KABUL -- After failing to take root in Afghanistan, the "Islamic State of Iraq and the Levant" (ISIL) is increasing its efforts to sow discord among the country's various ethnic groups.
In the most recent case, ISIL militants kidnapped three Hazara elders in Sar-e-Pul Province on March 16.
The militants shot the elders before decapitating them, according to Zabiullah Amani, spokesman for the provincial governor.
"Through the assassination of Hazara elders, ISIL wants to create discord among the brotherly tribes of Afghanistan, a dream that they will take to the grave," he told Salaam Times.
"The people of Afghanistan are aware of terrorists' plans and are not going to allow them to achieve their objectives," he said.
Ghazanfar, a former Taliban commander, is the ISIL commander in Sar-e-Pul, Amani said.
"This atrocious crime has caused grave sorrow for all residents of Sar-e-Pul Province regardless of their ethnic backgrounds," Haji Khair Mohammad Aymaq, a member of parliament representing Sar-e-Pul, told Salaam Times.
"Afghan ethnic groups have lived together for many years," he said, adding that ISIL will fail at causing sectarian conflicts.
Afghans unite against terrorism
"Terrorists in Afghanistan change their faces every day," said Firouz Nazari, a law student at a private university in Kabul who is originally from Sar-e-Pul.
"One day they call themselves the Taliban, and the next they change their name to ISIL," he told Salaam Times. "Regardless, they continue murdering innocents."
After suffering battlefield defeats at the hands of the Afghan National Defence and Security Forces (ANDSF), ISIL recruited a number of Taliban terrorists by paying them hefty sums, Nazari said.
"ISIL was unable to achieve any real success in Afghanistan; therefore, it has chosen the path of sowing discord among different ethnic groups," he said.
"Disguised as Pashtuns, ISIL members try to murder our fellow Hazaras in order to create dissension between the two ethnic groups, but to no avail," he said.
Ahmad Behruz, a Kabul-based security analyst, also predicted that ISIL would fail to create "reciprocal hatred in the hearts of Afghans".

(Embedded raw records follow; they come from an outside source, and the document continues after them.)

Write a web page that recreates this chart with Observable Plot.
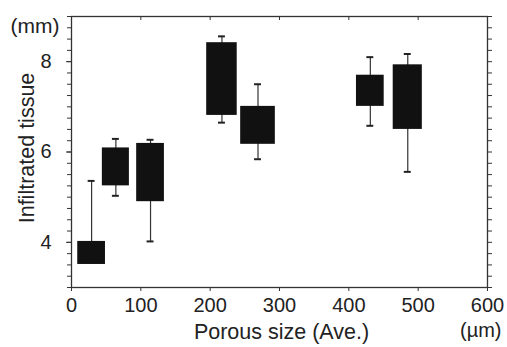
<!DOCTYPE html>
<html><head><meta charset="utf-8">
<script src="https://cdn.jsdelivr.net/npm/d3@7"></script>
<script src="https://cdn.jsdelivr.net/npm/@observablehq/plot@0.6"></script>
<style>
html,body{margin:0;padding:0;background:#fff;}
svg{font-family:"Liberation Sans",Arial,sans-serif;}
</style></head><body><div id="chart"></div>
<script>
const poreSize   = [29, 64, 114, 217, 269, 431, 485];
const boxWidth   = [40, 39, 40, 44, 50, 40, 42];
const boxLow     = [3.51, 5.25, 4.90, 6.81, 6.17, 7.01, 6.50];
const boxHigh    = [4.02, 6.09, 6.19, 8.42, 7.01, 7.70, 7.93];
const whiskerLow = [3.51, 5.03, 4.02, 6.65, 5.84, 6.58, 5.56];
const whiskerHigh= [5.36, 6.29, 6.27, 8.56, 7.50, 8.10, 8.17];
const xTicks = [0, 100, 200, 300, 400, 500, 600];
const yLabelTicks = [4, 6, 8];
const yMinorTicks = d3.range(3, 9.001, 0.25);

const data = poreSize.map((c, i) => ({
  c, x1: c - boxWidth[i] / 2, x2: c + boxWidth[i] / 2,
  lo: boxLow[i], hi: boxHigh[i], wlo: whiskerLow[i], whi: whiskerHigh[i]
}));
const caps = data.flatMap(d => [
  {x1: d.c - 5, x2: d.c + 5, y: d.whi},
  ...(d.wlo < d.lo ? [{x1: d.c - 5, x2: d.c + 5, y: d.wlo}] : [])
]);

const ink = "#222";
const blank = () => "";
const chart = Plot.plot({
  width: 507, height: 347,
  marginLeft: 71, marginRight: 20, marginTop: 16, marginBottom: 60,
  style: {fontSize: "20px", color: ink, background: "#fff"},
  x: {domain: [0, 600]},
  y: {domain: [3, 9]},
  marks: [
    Plot.ruleX(data, {x: "c", y1: "wlo", y2: "whi", stroke: "#333", strokeWidth: 1.2}),
    Plot.ruleY(caps, {x1: "x1", x2: "x2", y: "y", stroke: "#222", strokeWidth: 2}),
    Plot.rect(data, {x1: "x1", x2: "x2", y1: "lo", y2: "hi", fill: "#111"}),
    Plot.frame({stroke: "#333", strokeWidth: 1.3}),
    Plot.axisY(yMinorTicks, {anchor: "left", tickSize: 4, tickFormat: blank, label: null, stroke: "#333"}),
    Plot.axisY(yLabelTicks, {anchor: "left", tickSize: 5, tickPadding: 15, label: null, fill: ink, stroke: "#333", fontSize: 20}),
    Plot.axisY(yMinorTicks, {anchor: "right", tickSize: 4, tickFormat: blank, label: null, stroke: "#333"}),
    Plot.axisX(xTicks, {anchor: "bottom", tickSize: 4, tickPadding: 6, label: null, fill: ink, stroke: "#333", fontSize: 20}),
    Plot.axisX(xTicks, {anchor: "top", tickSize: -3, tickFormat: blank, label: null, stroke: "#333"}),
    Plot.text(["(mm)"], {frameAnchor: "top-left", dx: -61, dy: 2, textAnchor: "start", fill: ink, fontSize: 21}),
    Plot.text(["Infiltrated tissue"], {frameAnchor: "left", textAnchor: "middle", dx: -44, dy: -4, rotate: -90, fill: ink, fontSize: 21.5}),
    Plot.text(["Porous size (Ave.)"], {frameAnchor: "bottom", dx: 2, dy: 51, fill: ink, fontSize: 21.5}),
    Plot.text(["(µm)"], {frameAnchor: "bottom-right", dx: 14, dy: 49, textAnchor: "end", fill: ink, fontSize: 20})
  ]
});
document.getElementById("chart").appendChild(chart);
</script></body></html>
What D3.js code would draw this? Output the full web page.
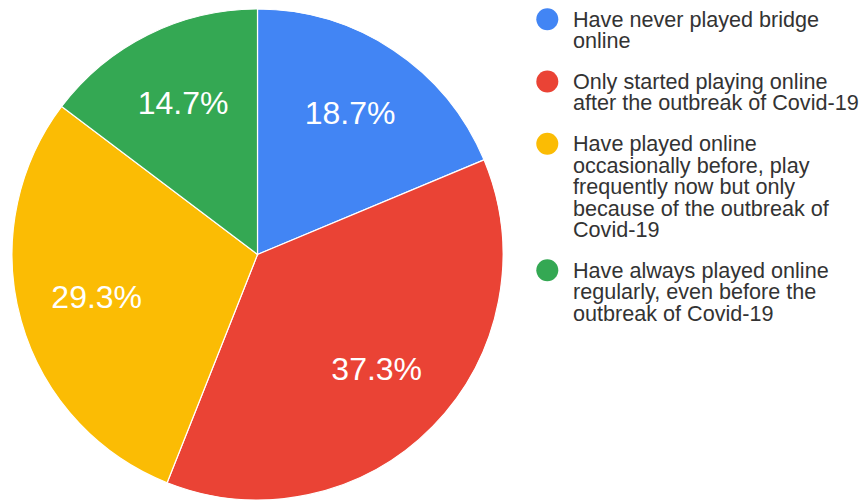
<!DOCTYPE html>
<html>
<head>
<meta charset="utf-8">
<script src="https://cdn.jsdelivr.net/npm/d3@7"></script>
<style>
  html, body { margin: 0; padding: 0; background: #fff; }
  svg { display: block; }
  text { font-family: Arial, "Liberation Sans", sans-serif; }
</style>
</head>
<body>
<svg id="chart" width="865" height="501"></svg>
<script>
const categories = [
  ["Have never played bridge", "online"],
  ["Only started playing online", "after the outbreak of Covid-19"],
  ["Have played online", "occasionally before, play", "frequently now but only", "because of the outbreak of", "Covid-19"],
  ["Have always played online", "regularly, even before the", "outbreak of Covid-19"]
];
const values = [18.7, 37.3, 29.3, 14.7];
const colors = ["#4285f4", "#ea4335", "#fbbc04", "#34a853"];

const svg = d3.select("#chart");
const cx = 257.5, cy = 254.5, R = 245.5;

const pie = d3.pie().sort(null).value(d => d);
const arcs = pie(values);
const arc = d3.arc().innerRadius(0).outerRadius(R);
const labelArc = d3.arc().innerRadius(167).outerRadius(167);

const g = svg.append("g").attr("transform", `translate(${cx},${cy})`);
g.selectAll("path.slice")
  .data(arcs)
  .join("path")
  .attr("class", "slice")
  .attr("d", arc)
  .attr("fill", (d, i) => colors[i])
  .attr("stroke", "#fff")
  .attr("stroke-width", 1.2);

const total = d3.sum(values);
g.selectAll("text.pct")
  .data(arcs)
  .join("text")
  .attr("class", "pct")
  .attr("transform", d => { const c = labelArc.centroid(d); return `translate(${c[0]},${c[1] - 3})`; })
  .attr("text-anchor", "middle")
  .attr("dy", "0.36em")
  .attr("fill", "#fff")
  .style("font-size", "32px")
  .text(d => (d.data / total * 100).toFixed(1) + "%");

// legend
const fs = 21.6, lh = 21.4, gap = 19.5;
const leg = svg.append("g");
let y = 26.7;
categories.forEach((lines, i) => {
  leg.append("circle")
    .attr("cx", 547.3)
    .attr("cy", y - 7.5)
    .attr("r", 11)
    .attr("fill", colors[i]);
  const t = leg.append("text")
    .attr("x", 573)
    .attr("y", y)
    .attr("fill", "#333")
    .style("font-size", fs + "px");
  lines.forEach((ln, j) => {
    t.append("tspan").attr("x", 573).attr("y", y + j * lh).text(ln);
  });
  y += lines.length * lh + gap;
});
</script>
</body>
</html>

"All ethnic groups in Afghanistan are victims of terrorism, and for that reason they cannot be deceived by terrorists and will not hold grudges against one another," he told Salaam Times.
He referred to the November 20 ISIL suicide attack on Baqir-ul-Uloom Mosque in Kabul, in which more than 30 people lost their lives. He also mentioned ISIL's slaying of 16 coal miners January 6 in Tala Wa Barfak District, Baghlan Province.
Further, Behruz pointed to ISIL's July 23 attack on a peaceful protest in Kabul, in the midst of tens of thousands of Afghans seeking the re-routing of a power line from Turkmenistan.
The twin suicide bombing killed at least 80, according to the Afghan Ministry of Interior.
"Following that horrendous event, Afghans from all ethnic groups rushed to hospitals and donated blood for the wounded," he said.
Pressure on ISIL increases
The ANDSF have increased pressure on ISIL in recent months with the intent to expel the group from Afghan territory by next spring, according to the Defence Ministry.
"Hundreds of ISIL fighters have been killed in Afghanistan, while areas which once were controlled by this group have been recaptured and liberated," Defence Ministry spokesman Dawlat Waziri told Salaam Times.
"The pressure on ISIL will continue until the destruction of this terrorist group," he said, adding that Afghan civilians provide invaluable assistance to the armed forces.